I don’t have any… I can hear, just fine and everything, but I like having captions turned on, even if it’s a fully english movie and everything. I just like having the words at the bottom, the screen ’cause sometimes the volume changes or it’s just hard to hear what people have to say. And honestly, when my kids were little, I had to have the captions on because they were either noisy or sleeping. So in either case, you gotta have captions.
There are a thousand reasons why you would want to have captions, and not all of them are accessibility, and it comes back to what I said: “accessibility is usability.” Making a good accessible product is making a better product for everybody who uses it across the board. Direct TV is gonna be in a world to hurt if they do not figure this stuff out. If they wanna be in this game. Also, DirecTV has this problem, Sling had this problem; my god sling had it. I was a sling customer for a while. I switched to DirectTV, but their interfaces don’t understand when you are on a computer versus when you are on a TV. What I mean by that is, again, I’m gonna point people to the article I wrote on my blog about this because there is a screenshot. If I am on… I have 2k monitors here. I am not fancy enough for 4k, but I’m a foot from my monitors. It’s fine. What I see on this versus what I see on my home theater PC and my living room on a 65″ TV, that’s 1080, that drastically impacts what I’m able to see. I cannot read your interface from my chair at that size and resolution.

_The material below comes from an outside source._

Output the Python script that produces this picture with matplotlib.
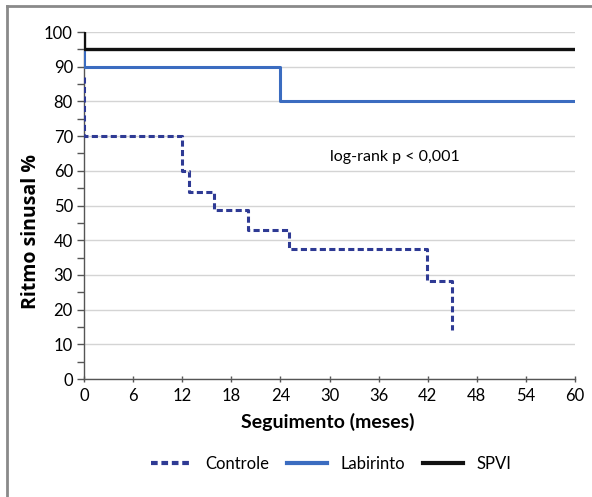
import matplotlib
matplotlib.use("Agg")
import matplotlib.pyplot as plt
from matplotlib.lines import Line2D
from matplotlib.ticker import MultipleLocator

plt.rcParams['font.family'] = ['Lato', 'DejaVu Sans']

# Kaplan-Meier step data (months, % sinus rhythm)
controle_x = [0, 0, 12, 12, 12.8, 12.8, 15.9, 15.9, 20.1, 20.1, 25.0, 25.0, 41.9, 41.9, 45.0, 45.0]
controle_y = [87, 70, 70, 60, 60, 54, 54, 48.7, 48.7, 42.8, 42.8, 37.4, 37.4, 28.2, 28.2, 14]
labirinto_x = [0, 0, 24, 24, 60]
labirinto_y = [95, 90, 90, 80, 80]
spvi_x = [0, 0, 60]
spvi_y = [100, 95, 95]

x_ticks = [0, 6, 12, 18, 24, 30, 36, 42, 48, 54, 60]
y_ticks = [0, 10, 20, 30, 40, 50, 60, 70, 80, 90, 100]

fig = plt.figure(figsize=(5.92, 4.97), dpi=100)
ax = fig.add_axes([0.1419, 0.2374, 0.8294, 0.6982])

c_ctrl = '#2e3a94'
c_lab = '#3b6cc0'
c_spvi = '#111111'

ax.plot(controle_x, controle_y, color=c_ctrl, lw=2.2, ls=(0, (2, 1.1)), zorder=3)
ax.plot(labirinto_x, labirinto_y, color=c_lab, lw=2.2, zorder=4)
ax.plot(spvi_x, spvi_y, color=c_spvi, lw=2.4, zorder=5)

ax.set_xlim(0, 60)
ax.set_ylim(0, 100)
ax.set_xticks(x_ticks)
ax.set_yticks(y_ticks)
ax.yaxis.set_minor_locator(MultipleLocator(5))
ax.grid(axis='y', which='major', color='#d4d4d4', lw=1.0, zorder=0)
for s in ['top', 'right']:
    ax.spines[s].set_visible(False)
for s in ['left', 'bottom']:
    ax.spines[s].set_color('#555555')
    ax.spines[s].set_linewidth(1.0)
ax.tick_params(axis='both', which='both', color='#555555', labelsize=12, width=1.0, pad=3)
ax.tick_params(axis='y', which='major', length=5)
ax.tick_params(axis='y', which='minor', length=5)
ax.tick_params(axis='x', which='major', length=5, direction='inout', pad=4)

ax.set_ylabel('Ritmo sinusal %', fontsize=14, fontweight='bold',
              family=['Open Sans', 'DejaVu Sans'])
ax.yaxis.set_label_coords(-0.108, 0.424)
ax.yaxis.label.set_va('center')
ax.set_xlabel('Seguimento (meses)', fontsize=14, fontweight='bold')
ax.xaxis.set_label_coords(0.496, -0.124)
ax.xaxis.label.set_va('center')

ax.text(30, 64, 'log-rank p < 0,001', fontsize=11.5, ha='left', va='center')

handles = [
    Line2D([], [], color=c_ctrl, lw=3, ls=(0, (1.6, 0.9))),
    Line2D([], [], color=c_lab, lw=3),
    Line2D([], [], color=c_spvi, lw=3),
]
fig.legend(handles, ['Controle', 'Labirinto', 'SPVI'], loc='center',
           bbox_to_anchor=(0.560, 0.066), ncol=3, frameon=False, fontsize=12,
           handlelength=2.4, columnspacing=1.1, handletextpad=0.8)

# partial outer frame (left and top visible)
fig.add_artist(Line2D([0.012, 0.012], [0.0, 0.988], transform=fig.transFigure,
                      color='#8a8a8a', lw=2))
fig.add_artist(Line2D([0.012, 1.0], [0.988, 0.988], transform=fig.transFigure,
                      color='#8a8a8a', lw=2))

fig.savefig('out.png', dpi=100)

It’s 2k resolution or… it’s not HD?
Well, on my monitor, half 4k, so it’s what? It’s 2560×1440? My TV is 1920×1080. The difference being, while on my 2k monitor, that’s much more dense. If I’m looking at a listings page, for instance, search results or whatever. I’m a foot from my screen so I can see a lot of information, I can take it all and I can read it all, but my home theater PC is 1080. It’s huge, but because of the interface thinking that it’s a monitor, that’s a 1080 monitor…
It has tiny text.
It’s super small, it’s impossible to read it. You have to physically get up and walk to the TV to read it, or you have to turn the zoom all the way up. These interfaces don’t have any accounting for that idea. They think, oh, you’re just watching it on a computer. And I know that’s a nitpicky…
It makes it unusable if you can’t read it or if it’s — tiny text on a billboard, why would you do that? Same thing with user interface for television.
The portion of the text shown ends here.